▶ [What to work on] Below is a listing; print exactly its lines from the one containing "Write the seaborn" down to the one containing "yellow_line, yellow_mark = '#f0ec8a', '#ffee22'", both inclusive, with every picture left out.

---- Records supplied

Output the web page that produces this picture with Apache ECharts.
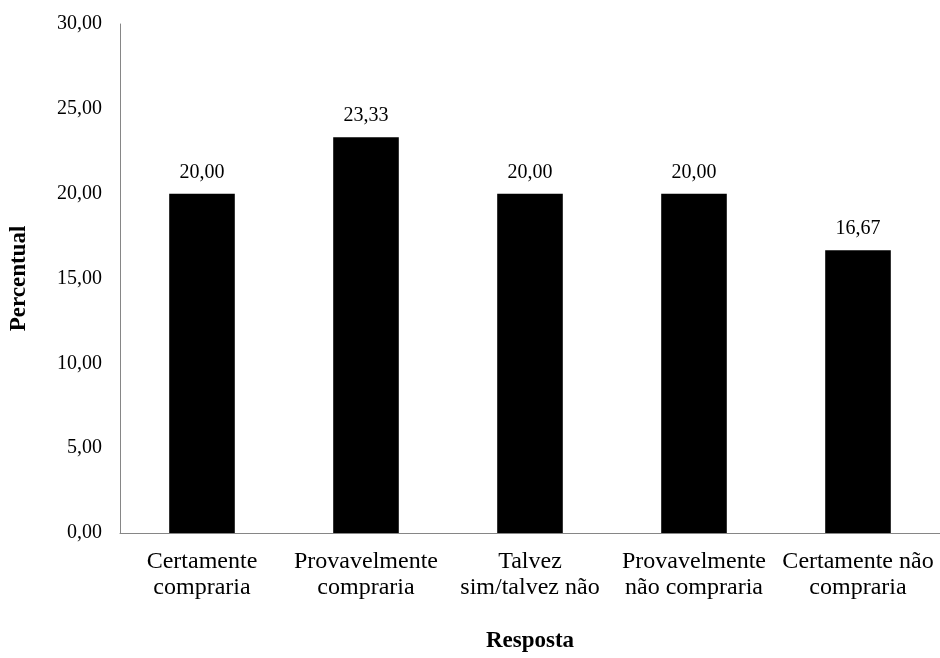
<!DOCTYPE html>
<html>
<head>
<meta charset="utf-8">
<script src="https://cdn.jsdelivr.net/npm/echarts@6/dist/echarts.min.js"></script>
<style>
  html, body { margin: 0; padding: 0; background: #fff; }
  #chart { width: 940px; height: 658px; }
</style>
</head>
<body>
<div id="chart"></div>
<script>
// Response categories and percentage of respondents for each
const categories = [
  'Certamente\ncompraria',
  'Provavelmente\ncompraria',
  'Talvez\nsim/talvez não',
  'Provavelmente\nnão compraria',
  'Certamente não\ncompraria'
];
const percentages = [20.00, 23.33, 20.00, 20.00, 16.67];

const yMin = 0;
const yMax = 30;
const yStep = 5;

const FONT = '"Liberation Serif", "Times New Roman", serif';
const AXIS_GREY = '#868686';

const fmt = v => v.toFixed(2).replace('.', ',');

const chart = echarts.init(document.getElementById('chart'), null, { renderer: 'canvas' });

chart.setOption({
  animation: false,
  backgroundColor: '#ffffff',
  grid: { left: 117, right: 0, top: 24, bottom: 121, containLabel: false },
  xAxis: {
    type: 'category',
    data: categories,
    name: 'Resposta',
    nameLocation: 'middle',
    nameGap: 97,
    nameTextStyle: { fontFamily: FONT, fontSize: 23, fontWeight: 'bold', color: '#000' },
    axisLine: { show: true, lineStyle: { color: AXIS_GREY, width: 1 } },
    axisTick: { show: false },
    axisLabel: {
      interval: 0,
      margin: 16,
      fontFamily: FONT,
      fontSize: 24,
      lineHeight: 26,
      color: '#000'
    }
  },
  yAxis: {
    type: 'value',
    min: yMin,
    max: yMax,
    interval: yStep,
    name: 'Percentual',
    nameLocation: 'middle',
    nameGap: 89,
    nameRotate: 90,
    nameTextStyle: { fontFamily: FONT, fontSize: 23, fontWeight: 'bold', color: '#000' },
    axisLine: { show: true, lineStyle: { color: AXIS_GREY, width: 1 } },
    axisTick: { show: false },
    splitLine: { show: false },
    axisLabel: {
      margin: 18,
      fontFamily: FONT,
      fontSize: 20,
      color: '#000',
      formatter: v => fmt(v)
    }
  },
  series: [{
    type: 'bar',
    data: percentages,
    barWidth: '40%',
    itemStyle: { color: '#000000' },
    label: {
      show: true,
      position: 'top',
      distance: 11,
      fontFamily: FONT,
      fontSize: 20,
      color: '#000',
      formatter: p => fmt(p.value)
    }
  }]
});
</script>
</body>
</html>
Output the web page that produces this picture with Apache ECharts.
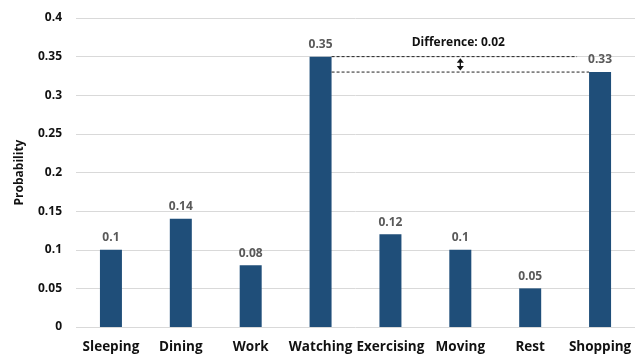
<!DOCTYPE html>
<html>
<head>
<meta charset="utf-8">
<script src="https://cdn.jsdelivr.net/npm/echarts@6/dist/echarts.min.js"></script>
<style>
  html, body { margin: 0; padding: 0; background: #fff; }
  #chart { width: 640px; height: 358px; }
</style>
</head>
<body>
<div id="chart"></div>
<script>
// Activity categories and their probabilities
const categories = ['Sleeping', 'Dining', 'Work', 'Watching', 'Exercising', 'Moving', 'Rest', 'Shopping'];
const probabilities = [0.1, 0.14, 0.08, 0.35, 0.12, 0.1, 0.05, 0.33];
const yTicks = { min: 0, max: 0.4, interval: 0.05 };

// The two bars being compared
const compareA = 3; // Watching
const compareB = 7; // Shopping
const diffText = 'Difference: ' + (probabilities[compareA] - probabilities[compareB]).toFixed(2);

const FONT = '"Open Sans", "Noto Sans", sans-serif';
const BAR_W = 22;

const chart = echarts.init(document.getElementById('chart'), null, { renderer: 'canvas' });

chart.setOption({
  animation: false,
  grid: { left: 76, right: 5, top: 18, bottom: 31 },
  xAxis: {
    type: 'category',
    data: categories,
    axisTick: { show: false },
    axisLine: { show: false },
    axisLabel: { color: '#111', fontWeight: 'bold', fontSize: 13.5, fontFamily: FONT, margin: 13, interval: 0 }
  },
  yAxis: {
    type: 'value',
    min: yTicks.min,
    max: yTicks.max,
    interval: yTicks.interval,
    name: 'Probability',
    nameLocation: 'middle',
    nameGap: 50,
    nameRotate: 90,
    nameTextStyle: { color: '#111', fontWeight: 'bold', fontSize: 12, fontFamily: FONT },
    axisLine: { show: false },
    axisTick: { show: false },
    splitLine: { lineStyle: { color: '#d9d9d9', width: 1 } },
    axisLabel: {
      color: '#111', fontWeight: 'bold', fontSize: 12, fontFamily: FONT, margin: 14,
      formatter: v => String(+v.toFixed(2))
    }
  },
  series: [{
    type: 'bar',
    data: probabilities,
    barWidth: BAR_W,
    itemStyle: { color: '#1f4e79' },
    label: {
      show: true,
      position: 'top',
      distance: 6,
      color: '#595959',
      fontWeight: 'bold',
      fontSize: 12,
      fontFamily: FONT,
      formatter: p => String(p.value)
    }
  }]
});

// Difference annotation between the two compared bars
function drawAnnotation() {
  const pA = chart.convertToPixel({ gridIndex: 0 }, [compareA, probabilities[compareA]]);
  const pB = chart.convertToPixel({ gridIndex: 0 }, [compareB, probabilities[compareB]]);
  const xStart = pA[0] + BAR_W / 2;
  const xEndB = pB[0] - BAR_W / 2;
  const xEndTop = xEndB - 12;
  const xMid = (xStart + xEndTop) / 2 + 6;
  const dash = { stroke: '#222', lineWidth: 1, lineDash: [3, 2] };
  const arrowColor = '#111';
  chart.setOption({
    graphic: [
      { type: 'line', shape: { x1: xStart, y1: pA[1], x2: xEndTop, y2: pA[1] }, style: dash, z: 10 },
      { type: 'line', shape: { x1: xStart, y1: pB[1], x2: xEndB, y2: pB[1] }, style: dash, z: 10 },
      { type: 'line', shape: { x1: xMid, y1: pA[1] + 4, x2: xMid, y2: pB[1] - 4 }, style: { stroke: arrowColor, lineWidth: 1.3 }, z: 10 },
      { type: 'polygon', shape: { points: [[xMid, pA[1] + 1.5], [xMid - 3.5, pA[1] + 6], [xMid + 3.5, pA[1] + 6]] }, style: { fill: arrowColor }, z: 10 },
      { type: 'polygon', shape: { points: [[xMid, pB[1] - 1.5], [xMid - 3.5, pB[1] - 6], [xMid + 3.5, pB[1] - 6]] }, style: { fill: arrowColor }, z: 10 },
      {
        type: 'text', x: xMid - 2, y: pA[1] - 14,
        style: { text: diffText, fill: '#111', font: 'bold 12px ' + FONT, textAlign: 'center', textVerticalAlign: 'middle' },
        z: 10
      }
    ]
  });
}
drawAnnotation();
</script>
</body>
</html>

--------
---- Records supplied

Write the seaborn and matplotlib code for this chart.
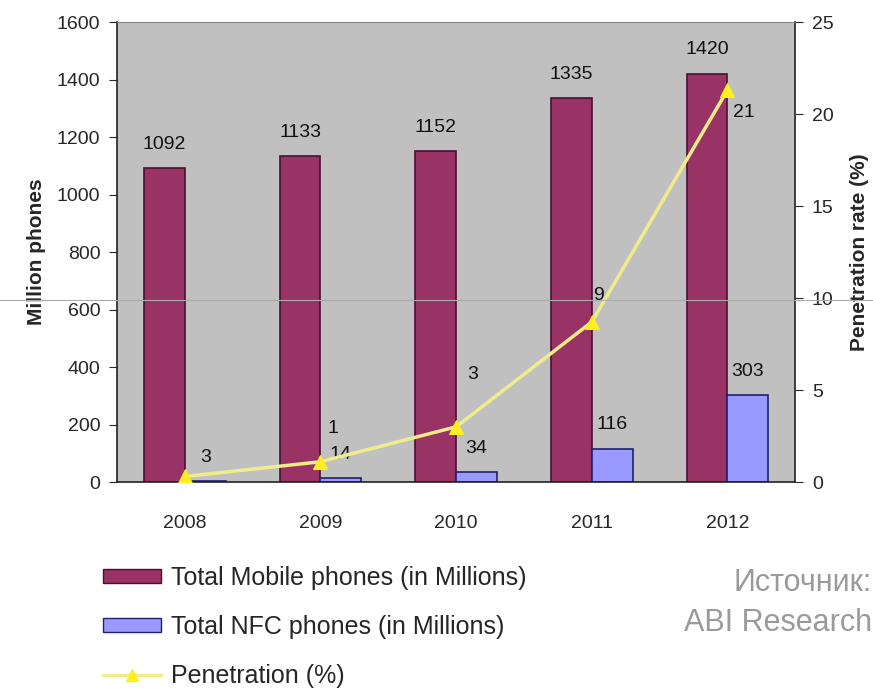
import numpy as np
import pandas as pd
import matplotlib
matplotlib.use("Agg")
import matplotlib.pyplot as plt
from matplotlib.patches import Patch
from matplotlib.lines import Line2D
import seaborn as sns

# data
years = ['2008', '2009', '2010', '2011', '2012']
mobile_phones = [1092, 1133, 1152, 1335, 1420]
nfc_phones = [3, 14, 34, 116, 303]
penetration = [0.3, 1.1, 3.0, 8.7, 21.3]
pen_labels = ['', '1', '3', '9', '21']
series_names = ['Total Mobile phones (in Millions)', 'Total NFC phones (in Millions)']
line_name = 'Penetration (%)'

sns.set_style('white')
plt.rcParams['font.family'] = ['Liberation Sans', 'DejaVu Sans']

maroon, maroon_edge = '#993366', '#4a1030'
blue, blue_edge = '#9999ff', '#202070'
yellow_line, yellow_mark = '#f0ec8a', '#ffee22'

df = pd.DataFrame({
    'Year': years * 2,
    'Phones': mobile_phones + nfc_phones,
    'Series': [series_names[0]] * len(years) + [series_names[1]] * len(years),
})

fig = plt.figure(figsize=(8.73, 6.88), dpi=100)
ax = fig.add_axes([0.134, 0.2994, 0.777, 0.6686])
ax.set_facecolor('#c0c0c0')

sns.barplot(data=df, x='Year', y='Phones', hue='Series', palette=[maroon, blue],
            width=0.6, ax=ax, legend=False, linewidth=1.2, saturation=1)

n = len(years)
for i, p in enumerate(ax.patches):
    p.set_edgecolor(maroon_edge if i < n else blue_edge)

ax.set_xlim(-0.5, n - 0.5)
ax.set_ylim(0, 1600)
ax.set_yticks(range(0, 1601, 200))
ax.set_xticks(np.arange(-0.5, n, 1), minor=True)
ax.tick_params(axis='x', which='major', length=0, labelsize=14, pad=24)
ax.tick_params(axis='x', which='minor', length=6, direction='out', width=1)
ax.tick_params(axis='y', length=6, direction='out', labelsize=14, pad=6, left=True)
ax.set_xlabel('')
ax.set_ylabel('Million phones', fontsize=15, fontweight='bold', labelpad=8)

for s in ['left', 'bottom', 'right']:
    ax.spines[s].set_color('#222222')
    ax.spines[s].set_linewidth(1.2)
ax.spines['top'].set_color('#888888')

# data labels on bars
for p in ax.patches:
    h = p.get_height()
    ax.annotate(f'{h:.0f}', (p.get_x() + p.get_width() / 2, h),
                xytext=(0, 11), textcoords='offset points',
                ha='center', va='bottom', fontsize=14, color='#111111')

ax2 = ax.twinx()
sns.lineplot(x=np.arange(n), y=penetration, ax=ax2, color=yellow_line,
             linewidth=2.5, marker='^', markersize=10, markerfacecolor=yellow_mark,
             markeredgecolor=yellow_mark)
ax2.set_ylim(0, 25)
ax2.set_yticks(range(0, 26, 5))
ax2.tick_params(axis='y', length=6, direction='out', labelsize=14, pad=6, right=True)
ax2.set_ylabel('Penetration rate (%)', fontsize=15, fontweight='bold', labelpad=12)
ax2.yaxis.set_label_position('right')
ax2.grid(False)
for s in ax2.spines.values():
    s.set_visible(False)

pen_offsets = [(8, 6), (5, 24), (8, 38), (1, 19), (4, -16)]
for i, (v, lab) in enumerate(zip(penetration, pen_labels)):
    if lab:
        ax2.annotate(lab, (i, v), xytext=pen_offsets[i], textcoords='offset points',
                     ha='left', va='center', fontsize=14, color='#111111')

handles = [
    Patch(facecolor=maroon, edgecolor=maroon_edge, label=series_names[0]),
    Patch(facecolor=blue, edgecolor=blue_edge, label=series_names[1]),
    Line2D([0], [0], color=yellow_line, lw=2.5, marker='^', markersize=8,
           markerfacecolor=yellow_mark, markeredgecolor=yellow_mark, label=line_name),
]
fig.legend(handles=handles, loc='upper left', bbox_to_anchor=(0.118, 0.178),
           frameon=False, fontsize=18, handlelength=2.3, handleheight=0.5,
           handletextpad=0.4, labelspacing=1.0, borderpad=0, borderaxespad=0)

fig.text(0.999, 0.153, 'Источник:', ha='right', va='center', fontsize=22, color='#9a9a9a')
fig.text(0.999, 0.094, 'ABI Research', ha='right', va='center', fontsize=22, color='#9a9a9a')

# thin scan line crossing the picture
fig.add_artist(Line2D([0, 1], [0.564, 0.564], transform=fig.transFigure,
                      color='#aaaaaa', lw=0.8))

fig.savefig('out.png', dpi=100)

--------
---- Records supplied

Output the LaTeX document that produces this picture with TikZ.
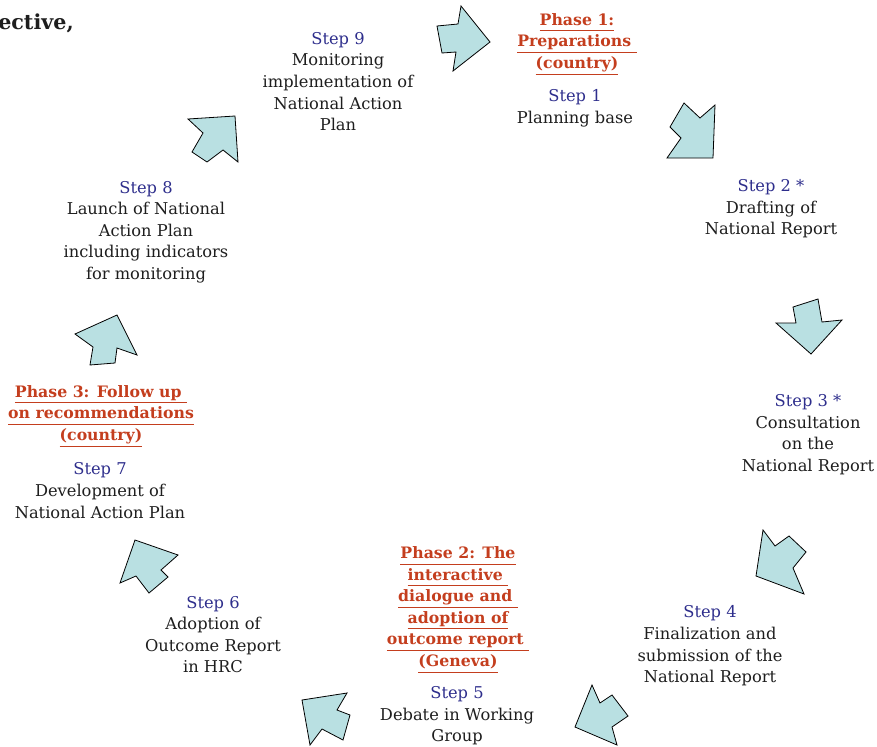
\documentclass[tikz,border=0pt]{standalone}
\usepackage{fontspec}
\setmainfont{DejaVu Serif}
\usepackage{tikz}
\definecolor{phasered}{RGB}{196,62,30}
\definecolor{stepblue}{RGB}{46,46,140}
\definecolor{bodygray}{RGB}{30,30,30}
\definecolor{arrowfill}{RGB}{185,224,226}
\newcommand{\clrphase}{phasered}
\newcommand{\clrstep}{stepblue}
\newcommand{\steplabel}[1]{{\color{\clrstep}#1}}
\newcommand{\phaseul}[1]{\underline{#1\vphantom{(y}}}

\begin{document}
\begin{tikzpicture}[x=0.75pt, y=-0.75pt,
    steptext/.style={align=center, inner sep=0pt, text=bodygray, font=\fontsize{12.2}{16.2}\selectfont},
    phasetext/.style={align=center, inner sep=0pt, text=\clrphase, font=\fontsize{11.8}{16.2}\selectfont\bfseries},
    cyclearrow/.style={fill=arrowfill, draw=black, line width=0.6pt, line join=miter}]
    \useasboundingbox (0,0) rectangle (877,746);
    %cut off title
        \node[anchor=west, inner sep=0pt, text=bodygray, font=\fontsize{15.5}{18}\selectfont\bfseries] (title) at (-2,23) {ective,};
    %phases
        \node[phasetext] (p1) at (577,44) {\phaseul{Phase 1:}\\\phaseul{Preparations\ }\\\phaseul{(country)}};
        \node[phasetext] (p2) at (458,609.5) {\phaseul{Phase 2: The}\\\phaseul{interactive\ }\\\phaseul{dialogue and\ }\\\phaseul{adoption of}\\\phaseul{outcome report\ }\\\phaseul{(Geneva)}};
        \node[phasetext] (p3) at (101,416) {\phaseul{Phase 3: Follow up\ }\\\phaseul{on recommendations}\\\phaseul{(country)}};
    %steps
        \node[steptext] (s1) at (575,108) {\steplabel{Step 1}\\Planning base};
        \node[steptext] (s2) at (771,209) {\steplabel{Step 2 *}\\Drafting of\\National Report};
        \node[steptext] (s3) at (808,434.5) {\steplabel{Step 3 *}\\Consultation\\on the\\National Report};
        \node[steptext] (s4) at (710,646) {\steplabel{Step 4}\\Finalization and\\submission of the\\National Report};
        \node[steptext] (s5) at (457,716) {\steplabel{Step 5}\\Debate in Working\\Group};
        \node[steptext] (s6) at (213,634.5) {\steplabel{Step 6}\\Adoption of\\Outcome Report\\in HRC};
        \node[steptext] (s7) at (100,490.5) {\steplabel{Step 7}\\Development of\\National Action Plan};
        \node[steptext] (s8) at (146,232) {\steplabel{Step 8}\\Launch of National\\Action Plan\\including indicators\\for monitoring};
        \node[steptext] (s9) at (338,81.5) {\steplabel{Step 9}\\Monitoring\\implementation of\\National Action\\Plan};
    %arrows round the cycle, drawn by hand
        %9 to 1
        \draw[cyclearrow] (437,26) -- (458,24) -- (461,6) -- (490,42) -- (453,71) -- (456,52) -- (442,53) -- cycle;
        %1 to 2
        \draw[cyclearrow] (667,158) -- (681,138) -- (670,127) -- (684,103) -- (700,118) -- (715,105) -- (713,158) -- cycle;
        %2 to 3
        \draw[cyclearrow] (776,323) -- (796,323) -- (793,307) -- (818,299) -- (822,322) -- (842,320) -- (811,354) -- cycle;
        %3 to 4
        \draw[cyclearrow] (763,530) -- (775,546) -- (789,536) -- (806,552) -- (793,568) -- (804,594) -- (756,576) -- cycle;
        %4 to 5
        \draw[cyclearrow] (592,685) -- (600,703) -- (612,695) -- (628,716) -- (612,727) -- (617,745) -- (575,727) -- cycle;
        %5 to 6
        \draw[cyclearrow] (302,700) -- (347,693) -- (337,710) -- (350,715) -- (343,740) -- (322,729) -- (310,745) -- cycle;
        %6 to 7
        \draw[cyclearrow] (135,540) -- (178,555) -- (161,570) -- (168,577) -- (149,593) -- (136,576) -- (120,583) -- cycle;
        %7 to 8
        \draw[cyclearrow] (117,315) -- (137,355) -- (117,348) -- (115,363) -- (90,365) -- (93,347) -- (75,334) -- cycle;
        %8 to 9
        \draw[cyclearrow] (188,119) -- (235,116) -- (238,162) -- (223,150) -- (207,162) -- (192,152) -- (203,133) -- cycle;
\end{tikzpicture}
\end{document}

--------

▶ [Exercise result]
Write the seaborn and matplotlib code for this chart.
import numpy as np
import pandas as pd
import matplotlib
matplotlib.use("Agg")
import matplotlib.pyplot as plt
from matplotlib.patches import Patch
from matplotlib.lines import Line2D
import seaborn as sns

# data
years = ['2008', '2009', '2010', '2011', '2012']
mobile_phones = [1092, 1133, 1152, 1335, 1420]
nfc_phones = [3, 14, 34, 116, 303]
penetration = [0.3, 1.1, 3.0, 8.7, 21.3]
pen_labels = ['', '1', '3', '9', '21']
series_names = ['Total Mobile phones (in Millions)', 'Total NFC phones (in Millions)']
line_name = 'Penetration (%)'

sns.set_style('white')
plt.rcParams['font.family'] = ['Liberation Sans', 'DejaVu Sans']

maroon, maroon_edge = '#993366', '#4a1030'
blue, blue_edge = '#9999ff', '#202070'
yellow_line, yellow_mark = '#f0ec8a', '#ffee22'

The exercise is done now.